IMPORTANT: Version 1 of a MSG file cannot be replaced. contentCrawler will process version 1 of a MSG file and save as a new official version. 

8. Assessment Settings

-       It is recommended these settings are left as default for the audit.

-       The default settings are used by the vast majority of contentCrawler customers in audit and production mode.

9. Compression Settings

-       It is recommended these settings are left as default for the audit.

10. Select to save processed documents back to NetDocuments as New Version or Replace Original.

-       New versions will be saved as the ‘Official,’ this is to ensure that the new OCR content is indexed and available for searching in NetDocuments. Unofficial versions are not indexed by NetDocuments.

-       Backup Details are required, click Browse to locate or create a local folder, and enter the required Admin Username (ie. domain name\username) and Password to access it.

-       contentCrawler creates a backup folder of the original documents before replacing the original. NOTE: your password details are stored only on this VM and are encrypted.

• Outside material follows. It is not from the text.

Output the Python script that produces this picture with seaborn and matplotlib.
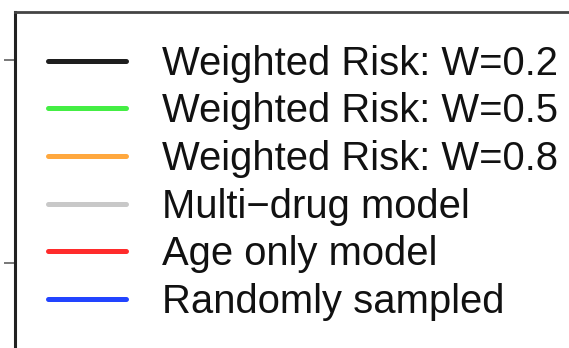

11. Specify a name for the Trial Audit Service and select ‘Start service now’ to start the service immediately.

-       Trial Mode is automatically Enabled.

-       It is recommended these settings are left as default for the audit.

Note: 48 hours is the maximum run time in trial mode, but the audit information can still be accessed after the 48 hours has finished.

12. Click finish, you will be returned to the contentCrawler Administration Console Dashboard.

13. The trial audit will begin searching all existing documents in your NetDocuments repository for documents that match the criteria specified in your service.

-       An overview and basic service information on how many documents have been searched and assessed can be viewed.

-       For more detailed information and real-time reporting, navigate to the Service Summary Dashboard by clicking on <Named Backlog Service> link - in our example above Backlog – NetDocuments.

14. The Backlog Service Summary will be displayed.

15. Once the search of your repository has been completed, contentCrawler will assess a percentage of the documents found to determine if they are eligible for OCR and/or Compression (depending on the process types specified in the service creation).

16. Select ‘Save Audit Report’ in the Audit Summary pane to save a summary of overall statistics of the audit.

Important information

During the search and assessment phase of the audit, no documents in your NetDocuments repository have been physically updated for OCR or Compression. To enable you to evaluate the processing end to end, trial audit mode allows up to 100 documents to be processed and saved back to your NetDocuments repository.

Documents that have been queued for processing are Held for review at the Search and Assess stage. Unchecking hold for review will filter 100 random documents through to the process stage.

Once a document has been successfully processed (OCR’d and/or compressed) this will be ‘held for review’ at the process stage before being saved back to your NetDocuments repository.

These documents can be manually reviewed and released to save individually, alternatively unchecking hold for review at the process stage will allow the 100 processed documents through to save.

NOTE: Saved documents are going into your NetDocuments document cabinets.

For full details on processing workflows please see the Administration Guide.